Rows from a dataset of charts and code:
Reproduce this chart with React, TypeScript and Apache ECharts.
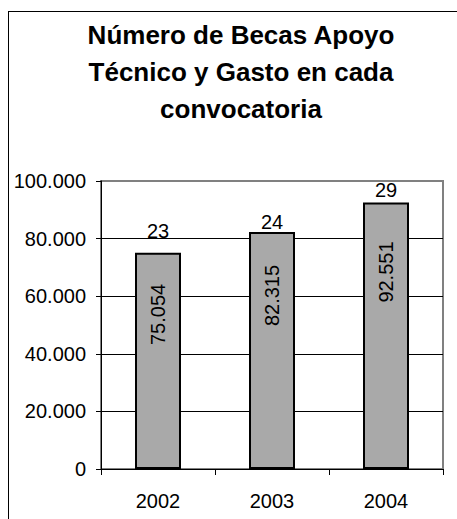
import React, { useEffect, useRef } from "react";
import * as echarts from "echarts";

const categories = ["2002", "2003", "2004"];
const gasto = [75054, 82315, 92551];
const becas = [23, 24, 29];
const yTicks = { min: 0, max: 100000, interval: 20000 };

// label placement tweaks (style, not data)
const topLabelGap = [12, 0, 2];
const insideLabelGap = [31, 33, 39];

const FONT = "'Liberation Sans', Arial, sans-serif";

function fmt(v: number): string {
  return String(Math.round(v)).replace(/\B(?=(\d{3})+(?!\d))/g, ".");
}

export default function App() {
  const ref = useRef<HTMLDivElement>(null);
  useEffect(() => {
    if (!ref.current) return;
    const chart = echarts.init(ref.current, null, { renderer: "svg" });
    chart.setOption({
      animation: false,
      backgroundColor: "#ffffff",
      textStyle: { fontFamily: FONT },
      title: {
        text: "Número de Becas Apoyo\nTécnico y Gasto en cada\nconvocatoria",
        left: 236,
        top: 11,
        textAlign: "center",
        textStyle: {
          fontFamily: FONT,
          fontSize: 26,
          fontWeight: "bold",
          lineHeight: 37,
          color: "#000",
        },
      },
      graphic: [
        { type: "line", shape: { x1: 8.5, y1: 11, x2: 8.5, y2: 519 }, style: { stroke: "#000", lineWidth: 1 } },
        { type: "line", shape: { x1: 8, y1: 11.5, x2: 457, y2: 11.5 }, style: { stroke: "#000", lineWidth: 1 } },
      ],
      grid: {
        left: 101,
        right: 14,
        top: 181,
        bottom: 50,
        show: true,
        borderColor: "#808080",
        borderWidth: 2,
        backgroundColor: "transparent",
      },
      xAxis: {
        type: "category",
        data: categories,
        axisLine: { lineStyle: { color: "#000", width: 1 } },
        axisTick: { show: true, length: 6, lineStyle: { color: "#000" } },
        axisLabel: { fontSize: 20, color: "#000", margin: 22, fontFamily: FONT },
        splitLine: { show: false },
      },
      yAxis: {
        type: "value",
        min: yTicks.min,
        max: yTicks.max,
        interval: yTicks.interval,
        axisLine: { show: true, lineStyle: { color: "#000", width: 1 } },
        axisTick: { show: true, length: 5, lineStyle: { color: "#000" } },
        axisLabel: {
          fontSize: 20,
          color: "#000",
          margin: 15,
          fontFamily: FONT,
          formatter: (v: number) => fmt(v),
        },
        splitLine: { show: true, showMaxLine: false, lineStyle: { color: "#000", width: 1 } },
      },
      series: [
        {
          type: "bar",
          barWidth: 46,
          data: gasto.map((v, i) => ({
            value: v,
            label: { distance: insideLabelGap[i] },
          })),
          itemStyle: { color: "#a9a9a9", borderColor: "#000", borderWidth: 2 },
          label: {
            show: true,
            position: "insideTop",
            rotate: 90,
            align: "right",
            verticalAlign: "middle",
            fontSize: 20,
            color: "#000",
            fontFamily: FONT,
            formatter: (p: any) => fmt(p.value),
          },
          z: 2,
        },
        {
          type: "bar",
          barWidth: 46,
          barGap: "-100%",
          silent: true,
          data: gasto.map((v, i) => ({
            value: v,
            label: { distance: topLabelGap[i] },
          })),
          itemStyle: { color: "transparent", borderWidth: 0 },
          label: {
            show: true,
            position: "top",
            fontSize: 20,
            color: "#000",
            fontFamily: FONT,
            formatter: (p: any) => String(becas[p.dataIndex]),
          },
          z: 3,
        },
      ],
    });
    return () => chart.dispose();
  }, []);
  return (
    <div
      ref={ref}
      style={{ position: "absolute", left: 0, top: 0, width: 457, height: 519 }}
    />
  );
}
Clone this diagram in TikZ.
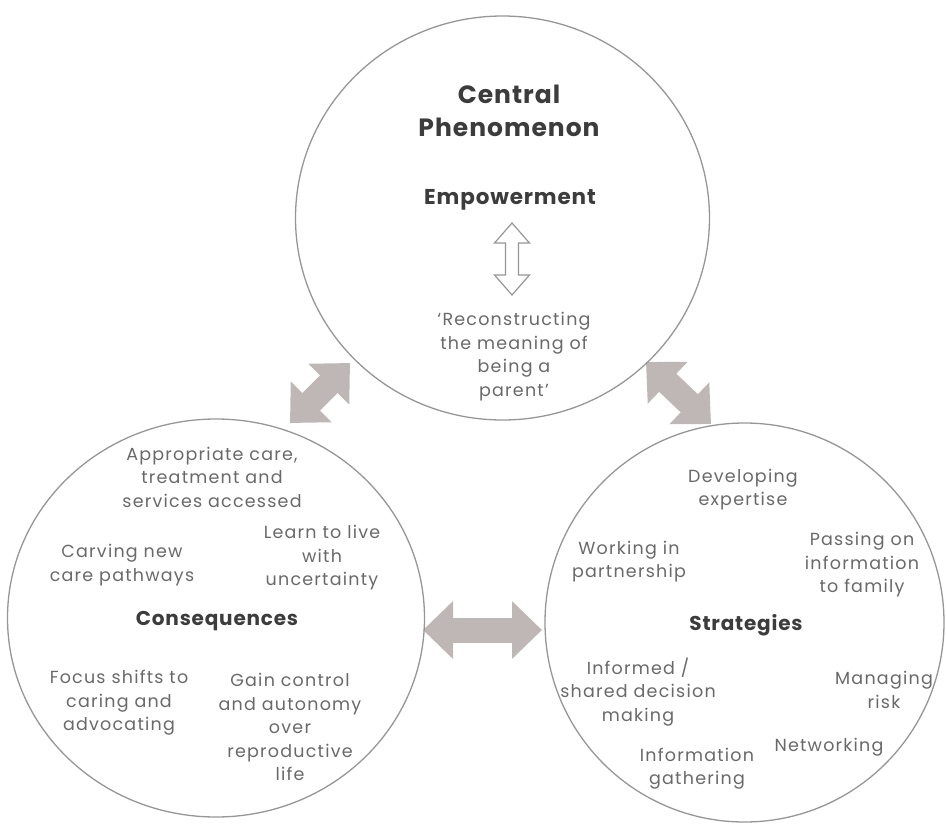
\documentclass[tikz,border=0pt]{standalone}
\usepackage{fontspec}
\setmainfont{Poppins}
\usetikzlibrary{arrows.meta,shapes.geometric}

\definecolor{ringgray}{RGB}{150,150,150}
\definecolor{linkgray}{RGB}{190,183,181}
\definecolor{bodytext}{RGB}{105,105,105}
\definecolor{headtext}{RGB}{60,60,60}

\tikzset{
  ring/.style={ellipse, draw=ringgray, line width=1.3pt, inner sep=0pt},
  label/.style={align=center, inner sep=0pt, text=bodytext,
    font=\fontsize{17.5}{23.5}\selectfont\addfontfeatures{LetterSpace=7}},
  heading/.style={align=center, inner sep=0pt, text=headtext,
    font=\fontsize{20}{24}\selectfont\bfseries\addfontfeatures{LetterSpace=4}},
  bigheading/.style={align=center, inner sep=0pt, text=headtext,
    font=\fontsize{25}{33}\selectfont\bfseries\addfontfeatures{LetterSpace=4}},
  biglink/.style={draw=linkgray, line width=25pt,
    {Triangle[length=30pt,width=56pt]}-{Triangle[length=30pt,width=56pt]}},
  hollowlink/.style={draw=ringgray, line width=1.2pt, fill=white, line join=miter}
}

\begin{document}
\begin{tikzpicture}[x=1pt,y=-1pt]
  \useasboundingbox (0,0) rectangle (946,823);

  % link end points between the three rings
  \coordinate (lt-a) at (290,423);
  \coordinate (lt-b) at (350,363);
  \coordinate (rt-a) at (646,362);
  \coordinate (rt-b) at (711,424);
  \coordinate (md-a) at (423,630);
  \coordinate (md-b) at (542,630);

  % two-headed links
  \draw[biglink] (lt-a) -- (lt-b);
  \draw[biglink] (rt-a) -- (rt-b);
  \draw[biglink] (md-a) -- (md-b);

  % the three rings
  \node[ring, minimum width=414pt, minimum height=404pt] (central) at (502.5,218) {};
  \node[ring, minimum width=417pt, minimum height=398pt] (conseq) at (216,618) {};
  \node[ring, minimum width=399pt, minimum height=399pt] (strat) at (744.5,622.5) {};

  % central phenomenon
  \node[bigheading] (title) at (509,111) {Central\\Phenomenon};
  \node[heading, font=\fontsize{21.5}{24}\selectfont\bfseries\addfontfeatures{LetterSpace=4}]
    (emp) at (510,200) {Empowerment};
  \node[label] (recon) at (514,356.5) {`Reconstructing\\the meaning of\\being a\\parent'};

  % hollow two-headed arrow between Empowerment and its meaning
  \begin{scope}[shift={(512,259)}]
    \draw[hollowlink] (0,-36) -- (17.5,-16) -- (6.5,-16) -- (6.5,16) -- (17.5,16)
      -- (0,36) -- (-17.5,16) -- (-6.5,16) -- (-6.5,-16) -- (-17.5,-16) -- cycle;
  \end{scope}

  % consequences
  \node[label] (care) at (212,477) {Appropriate care,\\treatment and\\services accessed};
  \node[label] (carving) at (122,565) {Carving new\\care pathways};
  \node[label] (learn) at (322,558) {Learn to live\\with\\uncertainty};
  \node[heading] (cons) at (217,621) {Consequences};
  \node[label] (focus) at (119,703) {Focus shifts to\\caring and\\advocating};
  \node[label] (gain) at (290,727) {Gain control\\and autonomy\\over\\reproductive\\life};

  % strategies
  \node[label] (dev) at (743,489.5) {Developing\\expertise};
  \node[label] (work) at (629,561.5) {Working in\\partnership};
  \node[label] (pass) at (862,565) {Passing on\\information\\to family};
  \node[heading] (strg) at (746,625) {Strategies};
  \node[label] (informed) at (638,692) {Informed /\\shared decision\\making};
  \node[label] (manage) at (884,690) {Managing\\risk};
  \node[label] (net) at (829,747) {Networking};
  \node[label] (gather) at (697,768.5) {Information\\gathering};
\end{tikzpicture}
\end{document}
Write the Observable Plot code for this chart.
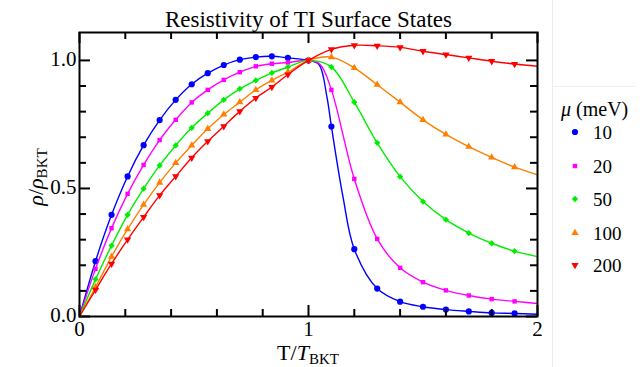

INSTRUCTIONS FOR THE TASK:
Write the lines above out again exactly, without any of their pictures.

COMPLETE RESPONSE:
Reproduce this chart with React, TypeScript and Apache ECharts.
import React, { useEffect, useRef } from "react";
import * as echarts from "echarts";

const categories = ["2002", "2003", "2004"];
const gasto = [75054, 82315, 92551];
const becas = [23, 24, 29];
const yTicks = { min: 0, max: 100000, interval: 20000 };

// label placement tweaks (style, not data)
const topLabelGap = [12, 0, 2];
const insideLabelGap = [31, 33, 39];

const FONT = "'Liberation Sans', Arial, sans-serif";

function fmt(v: number): string {
  return String(Math.round(v)).replace(/\B(?=(\d{3})+(?!\d))/g, ".");
}

export default function App() {
  const ref = useRef<HTMLDivElement>(null);
  useEffect(() => {
    if (!ref.current) return;
    const chart = echarts.init(ref.current, null, { renderer: "svg" });
    chart.setOption({
      animation: false,
      backgroundColor: "#ffffff",
      textStyle: { fontFamily: FONT },
      title: {
        text: "Número de Becas Apoyo\nTécnico y Gasto en cada\nconvocatoria",
        left: 236,
        top: 11,
        textAlign: "center",
        textStyle: {
          fontFamily: FONT,
          fontSize: 26,
          fontWeight: "bold",
          lineHeight: 37,
          color: "#000",
        },
      },
      graphic: [
        { type: "line", shape: { x1: 8.5, y1: 11, x2: 8.5, y2: 519 }, style: { stroke: "#000", lineWidth: 1 } },
        { type: "line", shape: { x1: 8, y1: 11.5, x2: 457, y2: 11.5 }, style: { stroke: "#000", lineWidth: 1 } },
      ],
      grid: {
        left: 101,
        right: 14,
        top: 181,
        bottom: 50,
        show: true,
        borderColor: "#808080",
        borderWidth: 2,
        backgroundColor: "transparent",
      },
      xAxis: {
        type: "category",
        data: categories,
        axisLine: { lineStyle: { color: "#000", width: 1 } },
        axisTick: { show: true, length: 6, lineStyle: { color: "#000" } },
        axisLabel: { fontSize: 20, color: "#000", margin: 22, fontFamily: FONT },
        splitLine: { show: false },
      },
      yAxis: {
        type: "value",
        min: yTicks.min,
        max: yTicks.max,
        interval: yTicks.interval,
        axisLine: { show: true, lineStyle: { color: "#000", width: 1 } },
        axisTick: { show: true, length: 5, lineStyle: { color: "#000" } },
        axisLabel: {
          fontSize: 20,
          color: "#000",
          margin: 15,
          fontFamily: FONT,
          formatter: (v: number) => fmt(v),
        },
        splitLine: { show: true, showMaxLine: false, lineStyle: { color: "#000", width: 1 } },
      },
      series: [
        {
          type: "bar",
          barWidth: 46,
          data: gasto.map((v, i) => ({
            value: v,
            label: { distance: insideLabelGap[i] },
          })),
          itemStyle: { color: "#a9a9a9", borderColor: "#000", borderWidth: 2 },
          label: {
            show: true,
            position: "insideTop",
            rotate: 90,
            align: "right",
            verticalAlign: "middle",
            fontSize: 20,
            color: "#000",
            fontFamily: FONT,
            formatter: (p: any) => fmt(p.value),
          },
          z: 2,
        },
        {
          type: "bar",
          barWidth: 46,
          barGap: "-100%",
          silent: true,
          data: gasto.map((v, i) => ({
            value: v,
            label: { distance: topLabelGap[i] },
          })),
          itemStyle: { color: "transparent", borderWidth: 0 },
          label: {
            show: true,
            position: "top",
            fontSize: 20,
            color: "#000",
            fontFamily: FONT,
            formatter: (p: any) => String(becas[p.dataIndex]),
          },
          z: 3,
        },
      ],
    });
    return () => chart.dispose();
  }, []);
  return (
    <div
      ref={ref}
      style={{ position: "absolute", left: 0, top: 0, width: 457, height: 519 }}
    />
  );
}
Clone this diagram in TikZ.
\documentclass[tikz,border=0pt]{standalone}
\usepackage{fontspec}
\setmainfont{Poppins}
\usetikzlibrary{arrows.meta,shapes.geometric}

\definecolor{ringgray}{RGB}{150,150,150}
\definecolor{linkgray}{RGB}{190,183,181}
\definecolor{bodytext}{RGB}{105,105,105}
\definecolor{headtext}{RGB}{60,60,60}

\tikzset{
  ring/.style={ellipse, draw=ringgray, line width=1.3pt, inner sep=0pt},
  label/.style={align=center, inner sep=0pt, text=bodytext,
    font=\fontsize{17.5}{23.5}\selectfont\addfontfeatures{LetterSpace=7}},
  heading/.style={align=center, inner sep=0pt, text=headtext,
    font=\fontsize{20}{24}\selectfont\bfseries\addfontfeatures{LetterSpace=4}},
  bigheading/.style={align=center, inner sep=0pt, text=headtext,
    font=\fontsize{25}{33}\selectfont\bfseries\addfontfeatures{LetterSpace=4}},
  biglink/.style={draw=linkgray, line width=25pt,
    {Triangle[length=30pt,width=56pt]}-{Triangle[length=30pt,width=56pt]}},
  hollowlink/.style={draw=ringgray, line width=1.2pt, fill=white, line join=miter}
}

\begin{document}
\begin{tikzpicture}[x=1pt,y=-1pt]
  \useasboundingbox (0,0) rectangle (946,823);

  % link end points between the three rings
  \coordinate (lt-a) at (290,423);
  \coordinate (lt-b) at (350,363);
  \coordinate (rt-a) at (646,362);
  \coordinate (rt-b) at (711,424);
  \coordinate (md-a) at (423,630);
  \coordinate (md-b) at (542,630);

  % two-headed links
  \draw[biglink] (lt-a) -- (lt-b);
  \draw[biglink] (rt-a) -- (rt-b);
  \draw[biglink] (md-a) -- (md-b);

  % the three rings
  \node[ring, minimum width=414pt, minimum height=404pt] (central) at (502.5,218) {};
  \node[ring, minimum width=417pt, minimum height=398pt] (conseq) at (216,618) {};
  \node[ring, minimum width=399pt, minimum height=399pt] (strat) at (744.5,622.5) {};

  % central phenomenon
  \node[bigheading] (title) at (509,111) {Central\\Phenomenon};
  \node[heading, font=\fontsize{21.5}{24}\selectfont\bfseries\addfontfeatures{LetterSpace=4}]
    (emp) at (510,200) {Empowerment};
  \node[label] (recon) at (514,356.5) {`Reconstructing\\the meaning of\\being a\\parent'};

  % hollow two-headed arrow between Empowerment and its meaning
  \begin{scope}[shift={(512,259)}]
    \draw[hollowlink] (0,-36) -- (17.5,-16) -- (6.5,-16) -- (6.5,16) -- (17.5,16)
      -- (0,36) -- (-17.5,16) -- (-6.5,16) -- (-6.5,-16) -- (-17.5,-16) -- cycle;
  \end{scope}

  % consequences
  \node[label] (care) at (212,477) {Appropriate care,\\treatment and\\services accessed};
  \node[label] (carving) at (122,565) {Carving new\\care pathways};
  \node[label] (learn) at (322,558) {Learn to live\\with\\uncertainty};
  \node[heading] (cons) at (217,621) {Consequences};
  \node[label] (focus) at (119,703) {Focus shifts to\\caring and\\advocating};
  \node[label] (gain) at (290,727) {Gain control\\and autonomy\\over\\reproductive\\life};

  % strategies
  \node[label] (dev) at (743,489.5) {Developing\\expertise};
  \node[label] (work) at (629,561.5) {Working in\\partnership};
  \node[label] (pass) at (862,565) {Passing on\\information\\to family};
  \node[heading] (strg) at (746,625) {Strategies};
  \node[label] (informed) at (638,692) {Informed /\\shared decision\\making};
  \node[label] (manage) at (884,690) {Managing\\risk};
  \node[label] (net) at (829,747) {Networking};
  \node[label] (gather) at (697,768.5) {Information\\gathering};
\end{tikzpicture}
\end{document}
Write the Observable Plot code for this chart.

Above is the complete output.